Jennison, Caruso’s defensive coordinator, took over. Two more losing seasons preceded a 6-3 finish in 2010, Macalester’s first winning record since 1986. But since the beginning of 2010, Jennison’s teams have gone 28-19, representing the longest sustained success by the Scots in 50 years.
The last few years saw Macalester struggle to find opponents late in the season, so it sought a conference affiliation. Rather than return to the MIAC and be outmatched again, the Scots chose the Midwest Conference, a better fit for roster size and philosophy. That gave the players a tangible goal to shoot for this season.
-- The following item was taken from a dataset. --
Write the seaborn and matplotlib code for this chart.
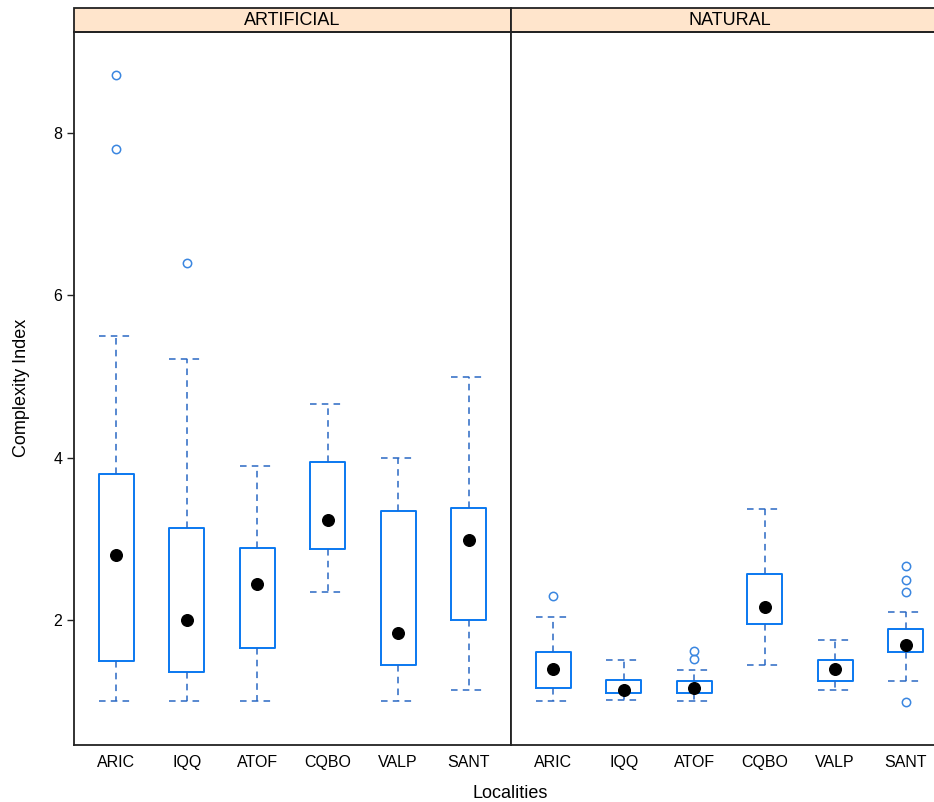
import numpy as np
import pandas as pd
import matplotlib
matplotlib.use("Agg")
import matplotlib.pyplot as plt
from matplotlib.patches import Rectangle
import seaborn as sns

# --- data (box-and-whisker summaries) ---
localities = ["ARIC", "IQQ", "ATOF", "CQBO", "VALP", "SANT"]
panels = ["ARTIFICIAL", "NATURAL"]

art_whislo = [1.00, 1.00, 1.00, 2.34, 1.00, 1.14]
art_q1 = [1.50, 1.36, 1.66, 2.87, 1.45, 2.00]
art_med = [2.80, 2.00, 2.44, 3.23, 1.84, 2.98]
art_q3 = [3.80, 3.13, 2.89, 3.94, 3.34, 3.38]
art_whishi = [5.50, 5.21, 3.89, 4.66, 3.99, 4.99]
art_fliers = [[8.71, 7.80], [6.39], [], [], [], []]

nat_whislo = [1.00, 1.01, 1.00, 1.45, 1.14, 1.25]
nat_q1 = [1.16, 1.10, 1.10, 1.95, 1.25, 1.60]
nat_med = [1.39, 1.14, 1.16, 2.16, 1.39, 1.69]
nat_q3 = [1.60, 1.26, 1.25, 2.57, 1.51, 1.89]
nat_whishi = [2.04, 1.51, 1.38, 3.37, 1.75, 2.10]
nat_fliers = [[2.30], [], [1.62, 1.52], [], [], [2.66, 2.49, 2.35, 0.99]]

BLUE = "#0a78f0"
WHISK = "#2a68c4"
STRIP = "#ffe5cc"
EDGE = "#222222"

df = pd.DataFrame({
    "panel": [panels[0]] * 6 + [panels[1]] * 6,
    "locality": localities * 2,
    "whislo": art_whislo + nat_whislo,
    "q1": art_q1 + nat_q1,
    "med": art_med + nat_med,
    "q3": art_q3 + nat_q3,
    "whishi": art_whishi + nat_whishi,
    "fliers": art_fliers + nat_fliers,
})

sns.set_style("white")
plt.rcParams["font.family"] = ["Liberation Sans", "DejaVu Sans"]
plt.rcParams["text.color"] = "black"
plt.rcParams["xtick.color"] = "black"
plt.rcParams["ytick.color"] = "black"


def draw_bw(data, color=None, **kws):
    ax = plt.gca()
    stats = []
    for _, r in data.iterrows():
        stats.append(dict(label=r["locality"], whislo=r["whislo"], q1=r["q1"],
                          med=r["med"], q3=r["q3"], whishi=r["whishi"],
                          fliers=np.asarray(r["fliers"], dtype=float)))
    pos = np.arange(len(stats))
    dash = dict(color=WHISK, lw=1.1, ls=(0, (4.3, 3.4)))
    ax.bxp(stats, positions=pos, widths=0.5, capwidths=0.5,
           boxprops=dict(color=BLUE, lw=1.4),
           whiskerprops=dash, capprops=dash,
           medianprops=dict(visible=False),
           flierprops=dict(marker="o", mfc="none", mec="#3a86e0", ms=6, mew=1.1))
    ax.scatter(pos, data["med"], s=70, color="black", zorder=5)


g = sns.FacetGrid(df, col="panel", col_order=panels, sharey=True, sharex=True)
g.map_dataframe(draw_bw)
g.set_titles("")
g.set_axis_labels("", "")

fig = g.figure
fig.set_size_inches(9.34, 8.02)

W, H = 934.0, 802.0
left_px, top_px, bot_px, panel_w = 74.0, 32.0, 745.0, 437.0
strip_h = 24.0 / (bot_px - top_px)

for i, (ax, name) in enumerate(zip(g.axes.flat, panels)):
    ax.set_position([(left_px + i * panel_w) / W, 1 - bot_px / H,
                     panel_w / W, (bot_px - top_px) / H])
    ax.set_xlim(-0.6, 5.6)
    ax.set_ylim(0.46, 9.24)
    ax.set_xticks(range(len(localities)))
    ax.set_xticklabels(localities)
    ax.set_yticks([2, 4, 6, 8])
    ax.tick_params(axis="x", length=0, labelsize=11.5, pad=7)
    ax.tick_params(axis="y", length=5, width=1, color=EDGE, labelsize=11.5,
                   left=(i == 0), labelleft=(i == 0), direction="out")
    for sp in ax.spines.values():
        sp.set_visible(True)
        sp.set_color(EDGE)
        sp.set_linewidth(1.3)
    ax.add_patch(Rectangle((0, 1), 1, strip_h, transform=ax.transAxes,
                           facecolor=STRIP, edgecolor=EDGE, lw=1.3, clip_on=False))
    ax.text(0.5, 1 + strip_h / 2, name, transform=ax.transAxes,
            ha="center", va="center", fontsize=13)

fig.text(22 / W, 1 - 388 / H, "Complexity Index", rotation=90,
         ha="center", va="center", fontsize=13)
fig.text(510 / W, 1 - 793 / H, "Localities", ha="center", va="center", fontsize=13)

fig.savefig("out.png", dpi=100)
Fourth-quarter victories over Carleton (non-conference) and Grinnell (conference) built their confidence.
“Those were defining moments,” said senior quarterback Samson Bialostok, a half-Taiwanese pass-run threat from Long Island with one of the coolest names in college football. “In my four years here, we were notorious for folding in those situations,” Bialostok said. “Even when we were playing well, if the other team got ahead of us, we packed it in. Now we know, no matter what the score is we have a chance of winning.”
In last week’s division-clinching 21-13 victory at St. Norbert, Bialostok ran for two touchdowns and threw for another, while Fleming made nine tackles and added a key interception in the end zone with 45 seconds left.
Finding a niche at a football-indifferent school
It would be a stretch to say that Macalester has gone football-crazy, but people are noticing. Bialostok said professors and students approached him the last few weeks to congratulate him. “That’s never happened in my time here,” he said.
Fleming might be the most multi-faceted Scot. Besides football, he throws the javelin, serves as a resident advisor in a dorm, and sings in a campus a capella group called — no joke — Scotch Tape. He insists his younger brother Ryan, a Scots junior linebacker, is better than he is. Ryan leads the team with 80 tackles; Konnor is third with 51.
Yet within the multi-national world of Macalester, football may be finally carving a niche. This year, Fleming noticed more people from his dorm coming to games. That’s a start. In the skyway between the DeWitt Wallace Library and Old Main this week, a solitary handwritten banner, signed by the Mac softball team, supported the Scots in championship game. “We Believe,” it read.
“We’re not the biggest thing sweeping the campus,” Fleming said. “But it’s cool.”